The sense of an imminent ending leaves me feeling somewhat uneasy. Where does one go after reading Proust? What does one do?
Seven hundred pages remain, which would exceed or constitute the bulk of any other novel, but with the Recherche, seem a pittance. Like no other book I’ve read (because to read it is an attritional process) it becomes internalised and through so doing internalises its reader. Along with Albertine I am held captive in a room somwhere in the narrator’s Parisian mansion; I experience my own internal narrative that accompanies and serves as a critique to my reading; the act becomes reciprocal, the book becomes my life, my life the book.
Proust’s concatenation of aesthetics, metaphysics and the emotional antinomies of interpersonal relationships leaves me reeling and confused on the one hand, enchanted on the other. This admixture sounds heady, but these are the nuts and bolts of our lives, our daily concerns, brilliantly connected within the linguistic matrix of the work.
For Marcel art is evidence against which he might determine the truth or otherwise of a profound philosophical proposition to which he is inclined: that of metaphysical idealism. This he weighs against an opposing force: materialism. It is between the poles of this conflict that the novel is played out. What’s more, there is a sense that Albertine is representative of this too; the life of Albertine has a material truth, but also a symbolic one, that, for the narrator (and reader?), takes on a psychological resonance, whether it is literally true or not.
Her presence in his house can be read in many ways, but the idea that she signifies a psychic eruption is not without its charms; is Albertine’s veiled life analagous with those things beyond the material realm? Might she be some kind of ghost, a harbinger of death even? Readers of Poe might make such an assumption… or Freud? I’ve heard it said that there is nothing Freud ever wrote that Proust hadn’t already written…
Toward the end of ‘The Captive’ we come upon Dostoyevsky, whom the narrator discusses at length with his mistress; the aesthetic corollary of the madeleine dipped in tea is outlined, the genius work of art can reveal the common fragments of an ideal world beyond the mere material, represented in this instance by “the Dostoyevsk[ian] woman with her mysterious face, whose engaging beauty changes abruptly, as though her apparent good nature had been by make-believe, to a terrible insolence…” (TC, 237). The point is extended to include the figurative idea of the “house” which is “blended with the woman’s face”, a combination that marks the Russian’s oeuvre, and in which we can discern a clear reflection of the domestic arrangements of Albertine and Marcel. This act of self-reflexivity is carried a step further when the narrative moves on to the peculiar construction of literary composition where scenes, characters and motifs reappear “if the novel is at all long”.

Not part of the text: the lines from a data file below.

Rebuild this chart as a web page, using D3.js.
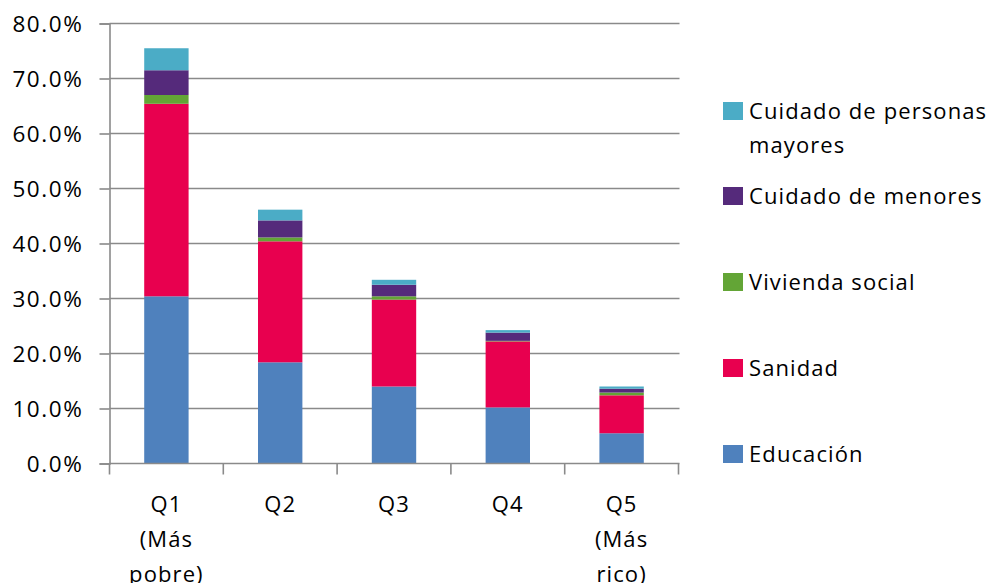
<!DOCTYPE html>
<html>
<head>
<meta charset="utf-8">
<script src="https://cdn.jsdelivr.net/npm/d3@7"></script>
<style>
  html, body { margin: 0; padding: 0; background: #fff; }
  svg { display: block; }
  text { font-family: "Open Sans", Lato, sans-serif; fill: #000; }
</style>
</head>
<body>
<svg id="chart" width="990" height="583"></svg>
<script>
// ---- data ----
const categories = ["Q1", "Q2", "Q3", "Q4", "Q5"];
const categoryLines = [["Q1", "(Más", "pobre)"], ["Q2"], ["Q3"], ["Q4"], ["Q5", "(Más", "rico)"]];
const educacion = [30.4, 18.4, 14.0, 10.2, 5.5];
const sanidad   = [35.0, 22.0, 15.8, 12.0, 6.9];
const vivienda  = [1.6, 0.7, 0.6, 0.1, 0.5];
const menores   = [4.5, 3.1, 2.1, 1.5, 0.7];
const mayores   = [4.0, 1.95, 0.9, 0.45, 0.4];
const seriesNames = ["Educación", "Sanidad", "Vivienda social", "Cuidado de menores", "Cuidado de personas mayores"];
const legendLines = [["Educación"], ["Sanidad"], ["Vivienda social"], ["Cuidado de menores"], ["Cuidado de personas", "mayores"]];
const colors = ["#4F81BD", "#E8004F", "#63A536", "#552A7B", "#4BACC6"];
const yTicks = [0, 10, 20, 30, 40, 50, 60, 70, 80];

// ---- build table ----
const seriesValues = [educacion, sanidad, vivienda, menores, mayores];
const table = categories.map((c, i) => {
  const row = { cat: c };
  seriesNames.forEach((s, j) => row[s] = seriesValues[j][i]);
  return row;
});
const stacked = d3.stack().keys(seriesNames)(table);

const svg = d3.select("#chart");
const x = d3.scaleBand().domain(categories).range([109.5, 678.5]).paddingInner(0.61).paddingOuter(0.305);
const y = d3.scaleLinear().domain([0, 80]).range([463.5, 23.5]);
const FS = "22px";
const LS = "1.1px";

// gridlines
svg.append("g").selectAll("line").data(yTicks.slice(1)).join("line")
  .attr("x1", 109.5).attr("x2", 679.5)
  .attr("y1", d => y(d)).attr("y2", d => y(d))
  .attr("stroke", "#8a8a8a").attr("stroke-width", 1.6);

// bars
svg.append("g").selectAll("g").data(stacked).join("g")
  .attr("fill", (d, i) => colors[i])
  .selectAll("rect").data(d => d).join("rect")
  .attr("x", d => x(d.data.cat))
  .attr("width", x.bandwidth())
  .attr("y", d => y(d[1]))
  .attr("height", d => Math.max(0, y(d[0]) - y(d[1])));

// y axis
const yAxis = svg.append("g").attr("transform", "translate(109.5,0)")
  .call(d3.axisLeft(y).tickValues(yTicks).tickSize(10).tickPadding(16)
    .tickFormat(d => d.toFixed(1) + "%"));
yAxis.select(".domain").attr("stroke", "#8a8a8a").attr("stroke-width", 1.6);
yAxis.selectAll(".tick line").attr("stroke", "#8a8a8a").attr("stroke-width", 1.6);
yAxis.selectAll(".tick text").style("font-size", "22.5px").style("letter-spacing", "1.6px").attr("fill", "#000")
  .style("font-family", "'Open Sans', sans-serif").attr("dy", "0.36em");

// x axis baseline and ticks between categories
const gx = svg.append("g");
gx.append("line").attr("x1", 109.5).attr("x2", 679.5)
  .attr("y1", y(0)).attr("y2", y(0)).attr("stroke", "#8a8a8a").attr("stroke-width", 1.6);
const bounds = d3.range(categories.length + 1).map(i => x.range()[0] + i * x.step());
gx.selectAll("line.tk").data(bounds).join("line").attr("class", "tk")
  .attr("x1", d => d).attr("x2", d => d)
  .attr("y1", y(0)).attr("y2", y(0) + 11)
  .attr("stroke", "#8a8a8a").attr("stroke-width", 1.6);

// x labels
gx.selectAll("text.xl").data(categories).join("text").attr("class", "xl")
  .attr("text-anchor", "middle")
  .style("font-size", FS).style("letter-spacing", LS)
  .each(function(d, i) {
    const t = d3.select(this);
    categoryLines[i].forEach((ln, k) => {
      t.append("tspan").attr("x", x(d) + x.bandwidth() / 2).attr("y", 511.5 + k * 35).text(ln);
    });
  });

// legend (reverse order, top = last series)
const legendY = [454, 368, 282, 196, 111];
const lg = svg.append("g");
seriesNames.forEach((s, i) => {
  const g = lg.append("g");
  g.append("rect").attr("x", 723).attr("y", legendY[i] - 9).attr("width", 20).attr("height", 18).attr("fill", colors[i]);
  const t = g.append("text").style("font-size", FS).style("letter-spacing", LS);
  legendLines[i].forEach((ln, k) => {
    t.append("tspan").attr("x", 749).attr("y", legendY[i] + 8 + k * 34).text(ln);
  });
});
</script>
</body>
</html>
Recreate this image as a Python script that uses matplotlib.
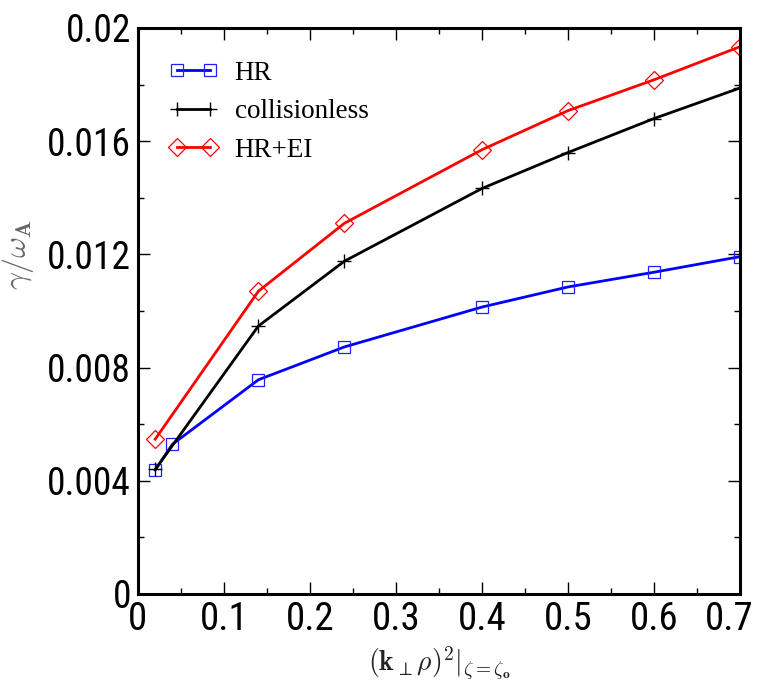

The idea that the duplicitous love-object represents in some way what is unknowable in this universe makes allies of desire and death once again. Lovers must be duplicitous by definition because they are both corporeally and psychically separate; it is impossible to have true knowledge of “the other”; the perverse rules of desire, as the novel demonstrates, would be broken by the establishment of a genuine trust; both parties would become bored and their desire wither.
Human relationships are haunted by the sense of an ending. We sleep with ghosts; and the mutual morning-time stare of longing affirms both parties’ mortality. ‘The Captive’ concludes with Albertine taking flight to meet her fate, the sweet cheat has gone, and the opening of this subsequent volume begins with a very real tragedy:
TRANSLATOR’S NOTE
[We regret that Mr. Scott Moncrieff was not able to write this note before his death.
THE PUBLISHERS]
… for our work (the writing of the novel, the translation of the novel) in this life is a race against time. Proust makes the same demands of his readers that he made of himself, the book becomes the life, the life becomes the book, as Moncrieff knew, as all Proustian acolytes come to know. With Albertine gone, the veil has been lifted. The opening chapter of this volume is appropriately titled ‘Grief and Oblivion’.